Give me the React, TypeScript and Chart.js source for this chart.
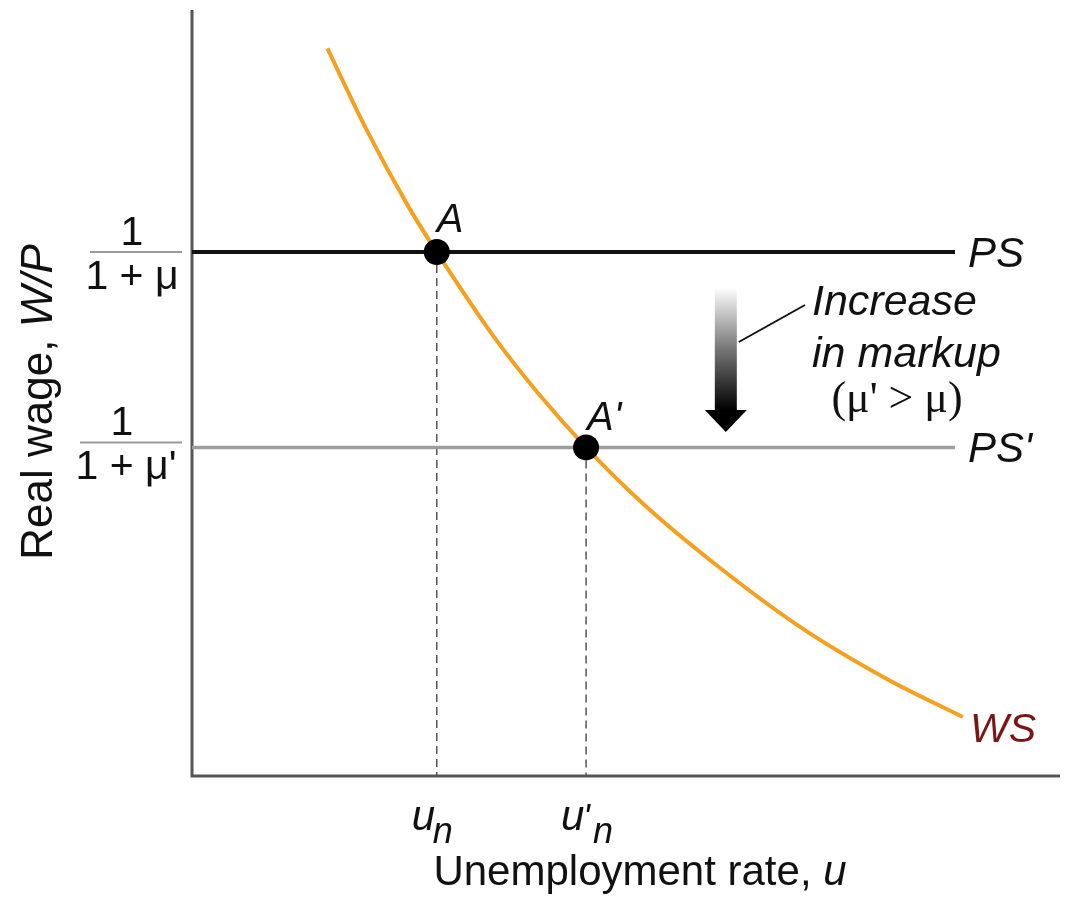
import React, { useEffect, useRef } from "react";
import { Chart, registerables } from "chart.js";

Chart.register(...registerables);

// Wage-setting curve (unemployment rate u, real wage W/P) — abstract units 0..100
const wsU = [15.6, 20.0, 25.0, 28.2, 35.0, 40.0, 45.4, 52.0, 60.0, 70.0, 80.0, 88.8];
const wsW = [95.0, 84.6, 74.2, 68.4, 57.0, 49.8, 42.9, 35.5, 27.9, 19.5, 12.7, 7.7];

// Price-setting levels: PS, PS'
const psLevels = [68.4, 42.9];
const psLabels = ["PS", "PS'"];
const psStartU = 0;
const psEndU = 87.9;

// Equilibria A, A'
const eqU = [28.2, 45.4];
const eqW = [68.4, 42.9];
const eqLabels = ["A", "A'"];

// Tick labels
const yTickNumer = ["1", "1"];
const yTickDenom = ["1 + \u03bc", "1 + \u03bc'"];
const xTickPrime = ["", "'"];

// Arrow annotation (data units)
const arrowU = 61.5;
const arrowTopW = 63.8;
const arrowTipW = 44.9;
const arrowText = ["Increase", "in markup"];
const arrowNote = "(\u03bc' > \u03bc)";

const SANS = "'Liberation Sans', Arial, Helvetica, sans-serif";
const SERIF = "'Liberation Serif', 'Times New Roman', serif";

type Run = { text: string; font: string };

function drawRuns(ctx: CanvasRenderingContext2D, runs: Run[], x: number, y: number, align: "left" | "center") {
  let total = 0;
  const widths = runs.map((r) => {
    ctx.font = r.font;
    const w = ctx.measureText(r.text).width;
    total += w;
    return w;
  });
  let cx = align === "center" ? x - total / 2 : x;
  ctx.textAlign = "left";
  ctx.textBaseline = "alphabetic";
  runs.forEach((r, i) => {
    ctx.font = r.font;
    ctx.fillText(r.text, cx, y);
    cx += widths[i];
  });
}

const overlay = {
  id: "overlay",
  beforeDatasetsDraw(chart: any) {
    const { ctx, chartArea: a } = chart;
    ctx.save();
    ctx.strokeStyle = "#555";
    ctx.lineWidth = 3;
    ctx.beginPath();
    ctx.moveTo(a.left, a.top);
    ctx.lineTo(a.left, a.bottom);
    ctx.lineTo(a.right, a.bottom);
    ctx.stroke();
    ctx.restore();
  },
  afterDatasetsDraw(chart: any) {
    const { ctx } = chart;
    const xs = chart.scales.x;
    const ys = chart.scales.y;
    ctx.save();
    ctx.fillStyle = "#111";

    // y tick labels (fractions)
    psLevels.forEach((lv, i) => {
      const py = ys.getPixelForValue(lv) - (i === 0 ? 0 : 5);
      const cx = 136;
      ctx.strokeStyle = "#9a9a9a";
      ctx.lineWidth = 2;
      ctx.beginPath();
      ctx.moveTo(i === 0 ? 90 : 80, py);
      ctx.lineTo(182, py);
      ctx.stroke();
      ctx.fillStyle = "#111";
      drawRuns(ctx, [{ text: yTickNumer[i], font: `41px ${SANS}` }], i === 0 ? cx - 4 : cx - 14, py - 7, "center");
      drawRuns(ctx, [{ text: yTickDenom[i], font: `41px ${SANS}` }], i === 0 ? cx - 4 : cx - 10, py + 37, "center");
    });

    // x tick labels u_n, u'_n
    eqU.forEach((u, i) => {
      const px = xs.getPixelForValue(u);
      ctx.fillStyle = "#111";
      ctx.font = `italic 42px ${SANS}`;
      ctx.textAlign = "left";
      ctx.textBaseline = "alphabetic";
      ctx.fillText("u", px - 25, 830);
      let nx = px - 4;
      if (xTickPrime[i]) {
        ctx.font = `italic 36px ${SANS}`;
        ctx.fillText(xTickPrime[i], px - 3, 830);
        nx = px + 7;
      }
      ctx.font = `italic 36px ${SANS}`;
      ctx.fillText("n", nx, 843);
    });

    // Point labels
    eqU.forEach((u, i) => {
      const px = xs.getPixelForValue(u);
      const py = ys.getPixelForValue(eqW[i]);
      ctx.fillStyle = "#111";
      ctx.font = `italic 40px ${SANS}`;
      ctx.textAlign = "left";
      ctx.textBaseline = "alphabetic";
      ctx.fillText(eqLabels[i], px + (i === 0 ? 0 : 1), py - (i === 0 ? 20 : 17));
    });

    // PS labels
    psLevels.forEach((lv, i) => {
      const py = ys.getPixelForValue(lv);
      ctx.fillStyle = "#111";
      ctx.font = `italic 42px ${SANS}`;
      ctx.textAlign = "left";
      ctx.fillText(psLabels[i], 968, py + 15);
    });

    // WS label
    ctx.fillStyle = "#7a1616";
    ctx.font = `italic 41px ${SANS}`;
    ctx.fillText("WS", 970, 742);

    // Arrow
    const ax = xs.getPixelForValue(arrowU);
    const aTop = ys.getPixelForValue(arrowTopW);
    const aTip = ys.getPixelForValue(arrowTipW);
    const headStart = aTip - 22;
    const grad = ctx.createLinearGradient(0, aTop, 0, headStart);
    grad.addColorStop(0, "#ffffff");
    grad.addColorStop(0.5, "#777777");
    grad.addColorStop(1, "#000000");
    ctx.fillStyle = grad;
    ctx.fillRect(ax - 11, aTop, 22, headStart - aTop + 1);
    ctx.fillStyle = "#000";
    ctx.beginPath();
    ctx.moveTo(ax - 21, headStart);
    ctx.lineTo(ax + 21, headStart);
    ctx.lineTo(ax, aTip);
    ctx.closePath();
    ctx.fill();

    // Leader line
    ctx.strokeStyle = "#111";
    ctx.lineWidth = 2;
    ctx.beginPath();
    ctx.moveTo(ax + 13, 342);
    ctx.lineTo(805, 305);
    ctx.stroke();

    // Annotation text
    ctx.fillStyle = "#111";
    ctx.font = `italic 43px ${SANS}`;
    ctx.textAlign = "left";
    ctx.fillText(arrowText[0], 812, 315);
    ctx.fillText(arrowText[1], 812, 367);
    ctx.font = `44px ${SERIF}`;
    ctx.textAlign = "center";
    ctx.fillText(arrowNote, 897, 412);

    // Axis titles
    ctx.fillStyle = "#111";
    drawRuns(
      ctx,
      [
        { text: "Unemployment rate, ", font: `42px ${SANS}` },
        { text: "u", font: `italic 42px ${SANS}` },
      ],
      640,
      885,
      "center"
    );
    ctx.save();
    ctx.translate(52, 402);
    ctx.rotate(-Math.PI / 2);
    drawRuns(
      ctx,
      [
        { text: "Real wage, ", font: `44px ${SANS}` },
        { text: "W/P", font: `italic 44px ${SANS}` },
      ],
      0,
      0,
      "center"
    );
    ctx.restore();

    ctx.restore();
  },
};

export default function App() {
  const ref = useRef<HTMLCanvasElement | null>(null);

  useEffect(() => {
    document.body.style.margin = "0";
    const canvas = ref.current;
    if (!canvas) return;

    const wsData = wsU.map((u, i) => ({ x: u, y: wsW[i] }));
    const pointData = eqU.map((u, i) => ({ x: u, y: eqW[i] }));

    const datasets: any[] = [
      {
        label: "Equilibria",
        data: pointData,
        showLine: false,
        pointRadius: 13,
        pointBackgroundColor: "#000",
        pointBorderWidth: 0,
        pointHoverRadius: 13,
      },
      {
        label: "WS",
        data: wsData,
        showLine: true,
        borderColor: "#f5a01e",
        borderWidth: 4,
        pointRadius: 0,
        cubicInterpolationMode: "monotone",
      },
      {
        label: "PS",
        data: [
          { x: psStartU, y: psLevels[0] },
          { x: psEndU, y: psLevels[0] },
        ],
        showLine: true,
        borderColor: "#111",
        borderWidth: 4,
        pointRadius: 0,
      },
      {
        label: "PS'",
        data: [
          { x: psStartU, y: psLevels[1] },
          { x: psEndU, y: psLevels[1] },
        ],
        showLine: true,
        borderColor: "#9d9d9d",
        borderWidth: 3.5,
        pointRadius: 0,
      },
      ...eqU.map((u, i) => ({
        label: "drop" + i,
        data: [
          { x: u, y: eqW[i] },
          { x: u, y: 0 },
        ],
        showLine: true,
        borderColor: "#555",
        borderWidth: 1.5,
        borderDash: [8, 5],
        pointRadius: 0,
      })),
    ];

    const chart = new Chart(canvas, {
      type: "scatter",
      data: { datasets },
      options: {
        animation: false,
        responsive: false,
        events: [],
        layout: { autoPadding: false, padding: { left: 192, right: 6, top: 10, bottom: 122 } },
        plugins: { legend: { display: false }, tooltip: { enabled: false } },
        scales: {
          x: { type: "linear", min: 0, max: 100, display: false },
          y: { type: "linear", min: 0, max: 100, display: false },
        },
      },
      plugins: [overlay],
    });

    return () => chart.destroy();
  }, []);

  return (
    <div style={{ width: 1066, height: 898, background: "#fff" }}>
      <canvas ref={ref} width={1066} height={898} style={{ display: "block", width: 1066, height: 898 }} />
    </div>
  );
}
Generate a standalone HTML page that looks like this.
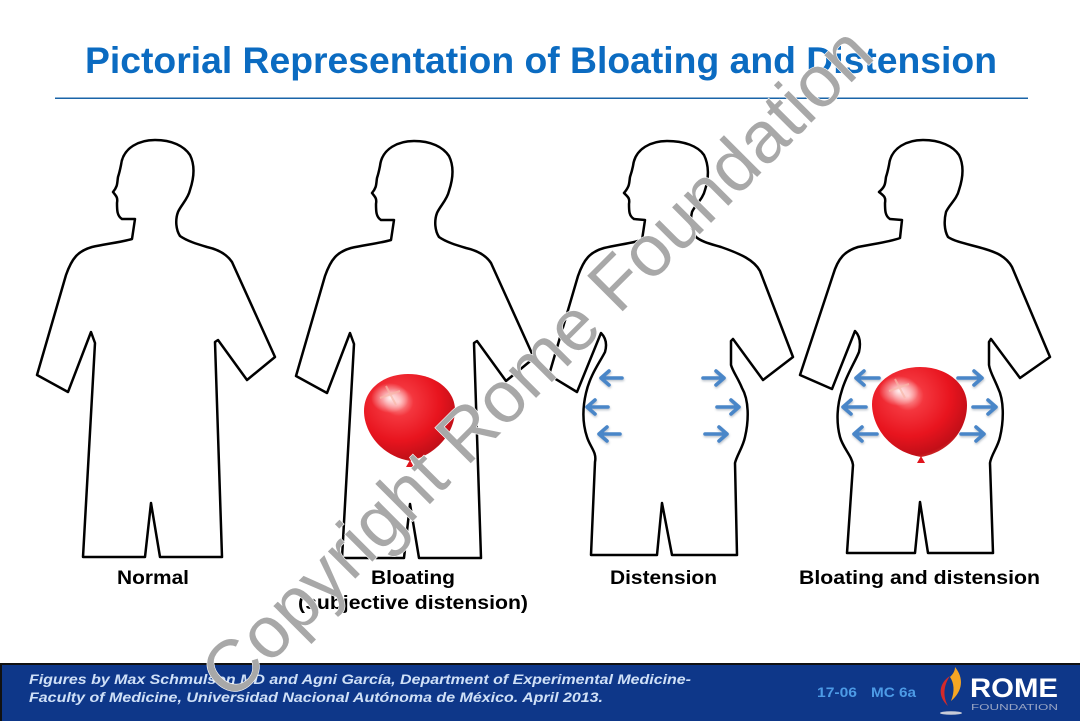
<!DOCTYPE html>
<html>
<head>
<meta charset="utf-8">
<style>
  html,body{margin:0;padding:0;background:#fff;}
  body{width:1080px;height:721px;overflow:hidden;}
  svg{display:block;}
  .lbl{font-family:"Liberation Sans",Arial,sans-serif;font-weight:bold;font-size:19px;fill:#000;}
</style>
</head>
<body>
<svg width="1080" height="721" viewBox="0 0 1080 721" xmlns="http://www.w3.org/2000/svg">
  <defs>
    <radialGradient id="bal" cx="0.38" cy="0.32" r="0.75">
      <stop offset="0" stop-color="#ffb0b0"/>
      <stop offset="0.22" stop-color="#f4363e"/>
      <stop offset="0.6" stop-color="#e8141e"/>
      <stop offset="0.88" stop-color="#c20f18"/>
      <stop offset="1" stop-color="#d84838"/>
    </radialGradient>
    <radialGradient id="hl" cx="0.5" cy="0.5" r="0.5">
      <stop offset="0" stop-color="#ffffff" stop-opacity="0.9"/>
      <stop offset="1" stop-color="#ffffff" stop-opacity="0"/>
    </radialGradient>
    <filter id="sh" x="-30%" y="-50%" width="160%" height="200%">
      <feDropShadow dx="0.5" dy="1.5" stdDeviation="1" flood-color="#6a7a90" flood-opacity="0.45"/>
    </filter>
  </defs>

  <!-- Title -->
  <text x="85" y="73" font-family="Liberation Sans, Arial, sans-serif" font-weight="bold" font-size="37" fill="#0b6bc1" textLength="912" lengthAdjust="spacingAndGlyphs">Pictorial Representation of Bloating and Distension</text>
  <rect x="55" y="97.5" width="973" height="1.5" fill="#1a64a8"/>

  <!-- Figures -->
  <g fill="#fff" stroke="#000" stroke-width="2.5" stroke-linejoin="round" stroke-linecap="round">
    <path d="M155,140 C140,140 123,147 121,165 C120,170 119,174 118,177 C117,183 118,186 113,192 C116,196 118,197 117,203 C117,210 117,216 122,219 L135,219 L132,239 C122,242 105,244 92,247 C78,251 72,258 66,275 L37,375 L68,392 L91,332 L95,343 L83,557 L145,557 L151,503 L160,557 L222,557 L215,342 L218,340 L247,380 L275,357 L232,262 C226,253 216,249 207,247 C197,244 187,241 180,236 C176,230 175,220 178,212 C181,205 188,199 190,190 C194,178 195,165 190,155 C184,146 172,140 155,140 Z"/>
    <path transform="translate(259,1)" d="M155,140 C140,140 123,147 121,165 C120,170 119,174 118,177 C117,183 118,186 113,192 C116,196 118,197 117,203 C117,210 117,216 122,219 L135,219 L132,239 C122,242 105,244 92,247 C78,251 72,258 66,275 L37,375 L68,392 L91,332 L95,343 L83,557 L145,557 L151,503 L160,557 L222,557 L215,342 L218,340 L247,380 L275,357 L232,262 C226,253 216,249 207,247 C197,244 187,241 180,236 C176,230 175,220 178,212 C181,205 188,199 190,190 C194,178 195,165 190,155 C184,146 172,140 155,140 Z"/>
    <path d="M667,141 C652,141 635,148 633,166 C632,171 631,174 630,177 C629,183 630,186 624,193 C628,197 630,198 629,204 C629,211 629,216 634,219 L645,220 L642,240 C632,243 617,245 604,248 C590,252 584,259 578,276 L549,375 L577,392 L601,333 C606,338 607,345 605,352 C600,362 590,375 586,393 C582,410 583,425 587,437 C590,447 597,452 595,462 L591,555 L657,555 L662,503 L672,555 L737,555 L735,463 C737,455 743,447 745,437 C749,420 749,400 742,388 C738,378 733,372 731,365 L731,341 L733,339 L763,380 L793,357 L760,271 C754,260 741,254 721,247 C711,244 702,242 696,237 C691,230 690,220 692,212 C695,205 703,199 705,190 C709,178 709,165 704,155 C698,146 684,141 667,141 Z"/>
    <path d="M923,140 C908,140 891,147 889,165 C888,170 887,174 886,177 C885,183 886,186 879,192 C884,196 886,197 885,203 C885,210 885,216 890,219 L902,220 L900,238 C890,242 872,244 858,247 C845,251 838,258 833,275 L800,375 L832,389 L855,331 C860,336 861,343 859,352 C855,362 846,376 842,390 C837,405 836,422 840,437 C843,448 852,456 853,465 L847,553 L915,553 L920,502 L928,553 L993,553 L990,463 C991,455 998,447 1000,437 C1004,420 1004,400 998,388 C994,378 990,372 989,365 L989,342 L991,339 L1020,378 L1050,357 L1012,267 C1006,256 995,252 985,249 C972,245 955,242 948,237 C944,230 944,220 946,212 C949,205 957,199 959,190 C963,178 964,165 959,155 C953,146 940,140 923,140 Z"/>
  </g>

  <!-- Balloon 1 -->
  <g>
    <path d="M410,461 C381,456 364,432 364,411 C364,388 385,374 408,374 C435,374 455,390 455,410 C455,433 436,455 410,461 Z" fill="url(#bal)"/>
    <ellipse cx="390" cy="398" rx="19" ry="15" fill="url(#hl)"/>
    <path d="M386,386 L396,405 M380,398 L400,391" stroke="#f8b8a8" stroke-width="2" opacity="0.7"/>
    <path d="M410,460 L406,467 L414,467 Z" fill="#e0141c"/>
  </g>
  <!-- Balloon 2 -->
  <g>
    <path d="M921,457 C889,452 872,426 872,404 C872,382 895,367 920,367 C946,367 967,383 967,405 C967,429 950,452 921,457 Z" fill="url(#bal)"/>
    <ellipse cx="899" cy="391" rx="20" ry="15" fill="url(#hl)"/>
    <path d="M895,379 L905,398 M889,391 L909,384" stroke="#f8b8a8" stroke-width="2" opacity="0.7"/>
    <path d="M921,456 L917,463 L925,463 Z" fill="#e0141c"/>
  </g>

  <!-- Arrows -->
  <g fill="none" stroke="#4a86c8" stroke-width="3.6" stroke-linecap="round" stroke-linejoin="round" filter="url(#sh)">
    <path d="M622,378 H601 M609,371 L601,378 L609,385"/>
    <path d="M608,407 H587 M595,400 L587,407 L595,414"/>
    <path d="M620,434 H599 M607,427 L599,434 L607,441"/>
    <path d="M879,378 H856 M864,371 L856,378 L864,385"/>
    <path d="M866,407 H843 M851,400 L843,407 L851,414"/>
    <path d="M877,434 H854 M862,427 L854,434 L862,441"/>
    <path d="M703,378 H724 M716,371 L724,378 L716,385"/>
    <path d="M717,407 H739 M731,400 L739,407 L731,414"/>
    <path d="M705,434 H727 M719,427 L727,434 L719,441"/>
    <path d="M958,378 H982 M974,371 L982,378 L974,385"/>
    <path d="M973,407 H996 M988,400 L996,407 L988,414"/>
    <path d="M961,434 H984 M976,427 L984,434 L976,441"/>
  </g>

  <!-- Labels -->
  <text class="lbl" x="117" y="584" textLength="72" lengthAdjust="spacingAndGlyphs">Normal</text>
  <text class="lbl" x="371" y="584" textLength="84" lengthAdjust="spacingAndGlyphs">Bloating</text>
  <text class="lbl" x="298" y="609" textLength="230" lengthAdjust="spacingAndGlyphs">(subjective distension)</text>
  <text class="lbl" x="610" y="584" textLength="107" lengthAdjust="spacingAndGlyphs">Distension</text>
  <text class="lbl" x="799" y="584" textLength="241" lengthAdjust="spacingAndGlyphs">Bloating and distension</text>

  <!-- Footer -->
  <rect x="0" y="663" width="1080" height="58" fill="#0e3789"/>
  <rect x="0" y="663" width="1080" height="2" fill="#111"/>
  <rect x="0" y="663" width="2" height="58" fill="#111"/>
  <g font-family="Liberation Sans, Arial, sans-serif" font-weight="bold" font-style="italic" font-size="14" fill="#cfe0f7">
    <text x="29" y="684" textLength="662" lengthAdjust="spacingAndGlyphs">Figures by Max Schmulson MD and Agni García, Department of Experimental Medicine-</text>
    <text x="29" y="702" textLength="574" lengthAdjust="spacingAndGlyphs">Faculty of Medicine, Universidad Nacional Autónoma de México. April 2013.</text>
  </g>
  <g font-family="Liberation Sans, Arial, sans-serif" font-weight="bold" font-size="14" fill="#4d9be6">
    <text x="817" y="697" textLength="40" lengthAdjust="spacingAndGlyphs">17-06</text>
    <text x="871" y="697" textLength="45" lengthAdjust="spacingAndGlyphs">MC 6a</text>
  </g>
  <!-- Logo -->
  <path d="M950,676 C939,683 937,696 948,706 C943,697 943,686 950,676 Z" fill="#d42a2a"/>
  <path d="M955,667 C964,678 963,691 951,701 C955,691 954,683 950,677 C953,674 955,671 955,667 Z" fill="#f5a623"/>
  <ellipse cx="951" cy="713" rx="11" ry="1.8" fill="#c8ccd8"/>
  <text x="970" y="697" font-family="Liberation Sans, Arial, sans-serif" font-weight="bold" font-size="27" fill="#ffffff" textLength="88" lengthAdjust="spacingAndGlyphs">ROME</text>
  <text x="971" y="710" font-family="Liberation Sans, Arial, sans-serif" font-size="8.5" fill="#9aa6c4" textLength="87" lengthAdjust="spacingAndGlyphs">FOUNDATION</text>

  <!-- Watermark -->
  <text transform="translate(554,380) rotate(-45)" x="0" y="0" text-anchor="middle" font-family="Liberation Sans, Arial, sans-serif" font-size="73" fill="#a8a8a8" stroke="#ffffff" stroke-width="1.2" paint-order="stroke">Copyright Rome Foundation</text>
</svg>
</body>
</html>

◆ **REQUEST**
Leave out the pictures. Transcribe only the lines above, from the first through the one that contains "Chart.register(...registerables);".

◆ **FINAL RESULT**
Give me the React, TypeScript and Chart.js source for this chart.
import React, { useEffect, useRef } from "react";
import { Chart, registerables } from "chart.js";

Chart.register(...registerables);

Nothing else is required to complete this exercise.